Removing log indices from disk

Important: All log data is removed.

  1. Scale down your product logging service.

    • Extract the Elasticsearch data pod replica count. Run the following command (for managed logging instances, use release name, logging):

      helm status <your_release_name> --tls
      
    • Locate the following information in the command output. Note the DESIRED replica count. In the following example, the DESIRED replica count is 1.

      ==> v1beta2/StatefulSet
      NAME              DESIRED  CURRENT  AGE
      logging-elk-data  1        1        24d
      
    • Scale down Elasticsearch data pod and Logstash. Scale both components to 0 replicas.

      • For managed mode, run the following command:

        kubectl scale statefulset logging-elk-data --replicas=0 -n kube-system
        kubectl scale deployment logging-elk-logstash --replicas=0 -n kube-system
        
      • For standard mode, run the following command after you replace the release name and the namespace:

        kubectl scale statefulset <release>-icplogging-data --replicas=0 -n kube-system
        kubectl scale deployment <release>-icplogging-logstash --replicas=0 -n kube-system
        
  2. Identify hosts and directories where you want to clear existing data.

    • List logging Persistent Volumes (PV) by using the following command:

      kubectl get pv|grep logging-elk-data
      

      Logging PVs can be identified by the name and the Persistent Volume Claims (PVCs) to which they bind. Take care if multiple logging service instances are installed.

    • Extract details for each logging PV by running the following command. Replace pv with your PV names:

      kubectl describe pv logging-datanode-9.42.80.204
      

      Your output resembles the following. Note your host and data directory as you need this information in a later step. In this example, the host is 9.42.80.204 and the data directory is /var/lib/icp/logging/elk-data):

      Name:              logging-datanode-9.42.80.204
      Labels:            <none>
      Annotations:       kubectl.kubernetes.io/last-applied-configuration={"apiVersion":"v1","kind":"PersistentVolume","metadata":{"annotations":{},"name":"logging-datanode-9.42.80.204"},"spec":{"accessModes":["ReadWriteOnce"...
                         pv.kubernetes.io/bound-by-controller=yes
      Finalizers:        [kubernetes.io/pv-protection]
      StorageClass:      logging-storage-datanode
      Status:            Bound
      Claim:             kube-system/data-logging-elk-data-0
      Reclaim Policy:    Retain
      Access Modes:      RWO
      Capacity:          20Gi
      Node Affinity:
        Required Terms:
          Term 0:        kubernetes.io/hostname in [9.42.80.204]
      Message:
      Source:
          Type:  LocalVolume (a persistent volume backed by local storage on a node)
          Path:  /var/lib/icp/logging/elk-data
      Events:    <none>
      
  3. Clear the existing data.

    Note: Use the follow instructions to remove logging data stored on the host machine. If your logging instance uses other storage options, consult management tools for the specific storage type that you are using.

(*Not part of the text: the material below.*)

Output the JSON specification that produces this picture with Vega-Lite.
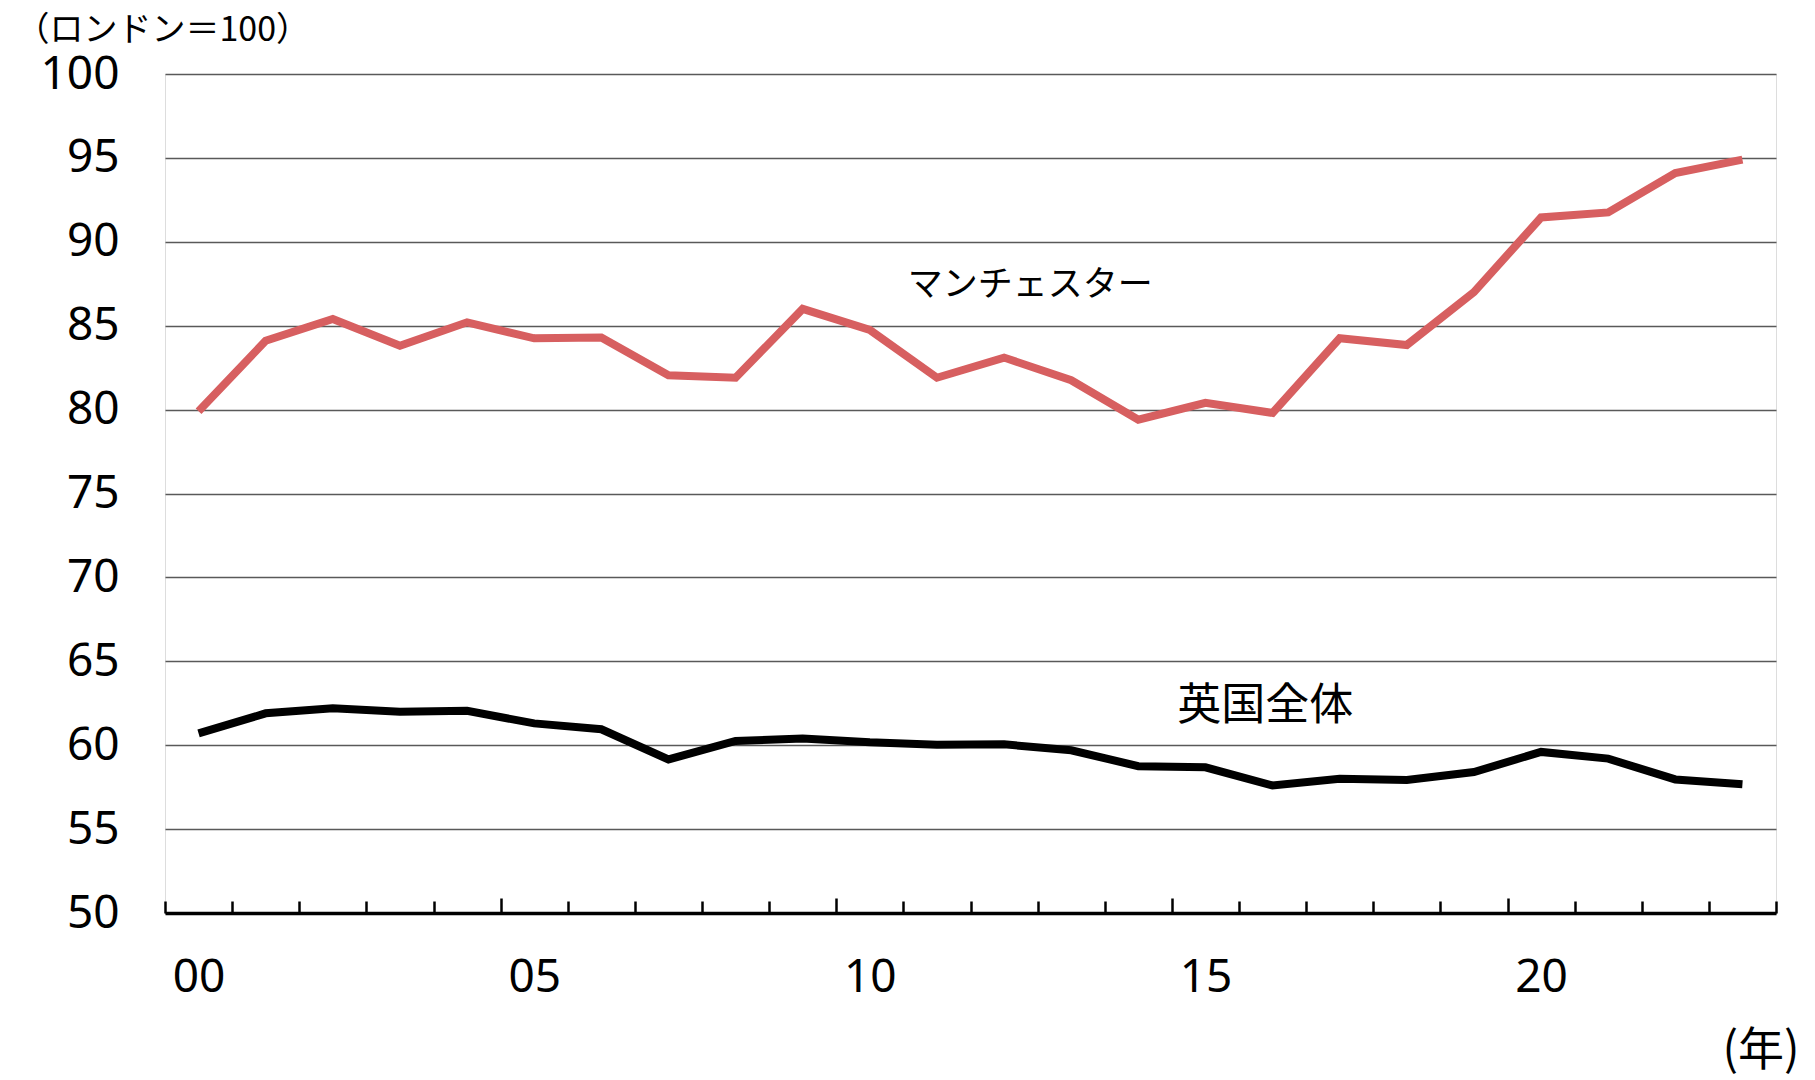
{
  "$schema": "https://vega.github.io/schema/vega-lite/v6.json",
  "width": 1611,
  "height": 839,
  "autosize": "none",
  "padding": {"left": 165, "top": 74, "right": 39, "bottom": 167},
  "background": "white",
  "datasets": {
    "series": [
      {"year": 2000, "area": "マンチェスター", "value": 79.9},
      {"year": 2001, "area": "マンチェスター", "value": 84.1},
      {"year": 2002, "area": "マンチェスター", "value": 85.4},
      {"year": 2003, "area": "マンチェスター", "value": 83.8},
      {"year": 2004, "area": "マンチェスター", "value": 85.2},
      {"year": 2005, "area": "マンチェスター", "value": 84.25},
      {"year": 2006, "area": "マンチェスター", "value": 84.3},
      {"year": 2007, "area": "マンチェスター", "value": 82.05},
      {"year": 2008, "area": "マンチェスター", "value": 81.9},
      {"year": 2009, "area": "マンチェスター", "value": 86.0},
      {"year": 2010, "area": "マンチェスター", "value": 84.75},
      {"year": 2011, "area": "マンチェスター", "value": 81.9},
      {"year": 2012, "area": "マンチェスター", "value": 83.1},
      {"year": 2013, "area": "マンチェスター", "value": 81.75},
      {"year": 2014, "area": "マンチェスター", "value": 79.4},
      {"year": 2015, "area": "マンチェスター", "value": 80.4},
      {"year": 2016, "area": "マンチェスター", "value": 79.8},
      {"year": 2017, "area": "マンチェスター", "value": 84.25},
      {"year": 2018, "area": "マンチェスター", "value": 83.85},
      {"year": 2019, "area": "マンチェスター", "value": 87.0},
      {"year": 2020, "area": "マンチェスター", "value": 91.45},
      {"year": 2021, "area": "マンチェスター", "value": 91.75},
      {"year": 2022, "area": "マンチェスター", "value": 94.1},
      {"year": 2023, "area": "マンチェスター", "value": 94.9},
      {"year": 2000, "area": "英国全体", "value": 60.7},
      {"year": 2001, "area": "英国全体", "value": 61.9},
      {"year": 2002, "area": "英国全体", "value": 62.2},
      {"year": 2003, "area": "英国全体", "value": 62.0},
      {"year": 2004, "area": "英国全体", "value": 62.05},
      {"year": 2005, "area": "英国全体", "value": 61.3},
      {"year": 2006, "area": "英国全体", "value": 60.95},
      {"year": 2007, "area": "英国全体", "value": 59.15},
      {"year": 2008, "area": "英国全体", "value": 60.25},
      {"year": 2009, "area": "英国全体", "value": 60.4},
      {"year": 2010, "area": "英国全体", "value": 60.17},
      {"year": 2011, "area": "英国全体", "value": 60.03},
      {"year": 2012, "area": "英国全体", "value": 60.05},
      {"year": 2013, "area": "英国全体", "value": 59.7},
      {"year": 2014, "area": "英国全体", "value": 58.75},
      {"year": 2015, "area": "英国全体", "value": 58.68},
      {"year": 2016, "area": "英国全体", "value": 57.6},
      {"year": 2017, "area": "英国全体", "value": 58.0},
      {"year": 2018, "area": "英国全体", "value": 57.93},
      {"year": 2019, "area": "英国全体", "value": 58.4},
      {"year": 2020, "area": "英国全体", "value": 59.6},
      {"year": 2021, "area": "英国全体", "value": 59.2},
      {"year": 2022, "area": "英国全体", "value": 57.96},
      {"year": 2023, "area": "英国全体", "value": 57.67}
    ]
  },
  "layer": [
    {
      "data": {"name": "series"},
      "mark": {"type": "line", "strokeWidth": 8, "strokeJoin": "miter", "strokeCap": "butt"},
      "encoding": {
        "x": {
          "field": "year",
          "type": "quantitative",
          "scale": {"domain": [1999.5, 2023.5], "nice": false, "zero": false},
          "axis": {
            "values": [1999.5, 2000.5, 2001.5, 2002.5, 2003.5, 2004.5, 2005.5, 2006.5, 2007.5, 2008.5, 2009.5, 2010.5, 2011.5, 2012.5, 2013.5, 2014.5, 2015.5, 2016.5, 2017.5, 2018.5, 2019.5, 2020.5, 2021.5, 2022.5, 2023.5],
            "labelExpr": "(datum.value + 0.5) % 5 == 0 && datum.value < 2023 ? slice(toString(datum.value + 0.5), 2) : ''",
            "labelOffset": 33.6,
            "labelFlush": false,
            "labelOverlap": false,
            "labelAlign": "center",
            "labelBaseline": "middle",
            "labelPadding": {"condition": {"test": "(datum.value + 0.5) % 5 == 0 && datum.value > 2000 && datum.value < 2023", "value": 79}, "value": 76},
            "labelFont": "Noto Sans",
            "labelFontSize": 46,
            "labelColor": "black",
            "tickSize": {"condition": {"test": "(datum.value + 0.5) % 5 == 0 && datum.value > 2000 && datum.value < 2023", "value": -15}, "value": -12},
            "tickWidth": 2.5,
            "tickColor": "black",
            "domainColor": "black",
            "domainWidth": 3.5,
            "grid": false,
            "title": "(年)",
            "titleFont": "Noto Sans CJK JP",
            "titleFontSize": 46,
            "titleFontWeight": "normal",
            "titleColor": "black",
            "titleAngle": 0,
            "titleAlign": "right",
            "titleBaseline": "middle",
            "titleX": 1634,
            "titleY": 137
          }
        },
        "y": {
          "field": "value",
          "type": "quantitative",
          "scale": {"domain": [50, 100], "nice": false, "zero": false},
          "axis": {
            "values": [50, 55, 60, 65, 70, 75, 80, 85, 90, 95, 100],
            "domain": false,
            "ticks": false,
            "grid": true,
            "gridColor": "#595959",
            "gridWidth": 1.3,
            "labelFont": "Noto Sans",
            "labelFontSize": 46,
            "labelColor": "black",
            "labelPadding": 46,
            "labelBaseline": "middle",
            "title": "（ロンドン＝100）",
            "titleFont": "Noto Sans CJK JP",
            "titleFontSize": 34,
            "titleFontWeight": "normal",
            "titleColor": "black",
            "titleAngle": 0,
            "titleAlign": "left",
            "titleBaseline": "middle",
            "titleX": -150,
            "titleY": -44
          }
        },
        "color": {
          "field": "area",
          "type": "nominal",
          "scale": {"domain": ["マンチェスター", "英国全体"], "range": ["#D75F60", "#000000"]},
          "legend": null
        }
      }
    },
    {
      "data": {"values": [{"year": 2012.39, "value": 87.4, "label": "マンチェスター"}]},
      "mark": {"type": "text", "font": "Noto Sans CJK JP", "fontSize": 35, "color": "black", "align": "center", "baseline": "middle"},
      "encoding": {
        "x": {"field": "year", "type": "quantitative"},
        "y": {"field": "value", "type": "quantitative"},
        "text": {"field": "label"}
      }
    },
    {
      "data": {"values": [{"year": 2015.89, "value": 62.3, "label": "英国全体"}]},
      "mark": {"type": "text", "font": "Noto Sans CJK JP", "fontSize": 44, "color": "black", "align": "center", "baseline": "middle"},
      "encoding": {
        "x": {"field": "year", "type": "quantitative"},
        "y": {"field": "value", "type": "quantitative"},
        "text": {"field": "label"}
      }
    }
  ]
}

    Complete the following steps for each host that contains logging data:

    • SSH to the host that you noted in Step 2.
    • Remove data from the data directory that you noted in Step 2. For example, if you previously determined the uuid of an index that you want to remove to be uLNzMKeiR66oayCV7MpVmw, the actual directory that holds the data is similar to the following example:
      /var/lib/icp/logging/elk-data/nodes/0/indices/uLNzMKeiR66oayCV7MpVmw
      

To remove all data, delete /var/lib/icp/logging/elk-data/*. Do not delete the actual data directory.

  1. Scale back your product logging service. Scale up the Elasticsearch data pod and Logstash to wanted replicas that you noted in Step 1.

    • For managed mode, run the following command:

      kubectl scale statefulset logging-elk-data --replicas=<replica> -n kube-system
      kubectl scale deployment logging-elk-logstash --replicas=<replica> -n kube-system
      
    • For standard mode, run the following command after you replace the release name and the namespace:

      kubectl scale statefulset <release>-icplogging-data --replicas=0 -n kube-system
      kubectl scale deployment <release>-icplogging-logstash --replicas=0 -n kube-system
      
  2. The logging service becomes available in approximately 5 - 10 minutes.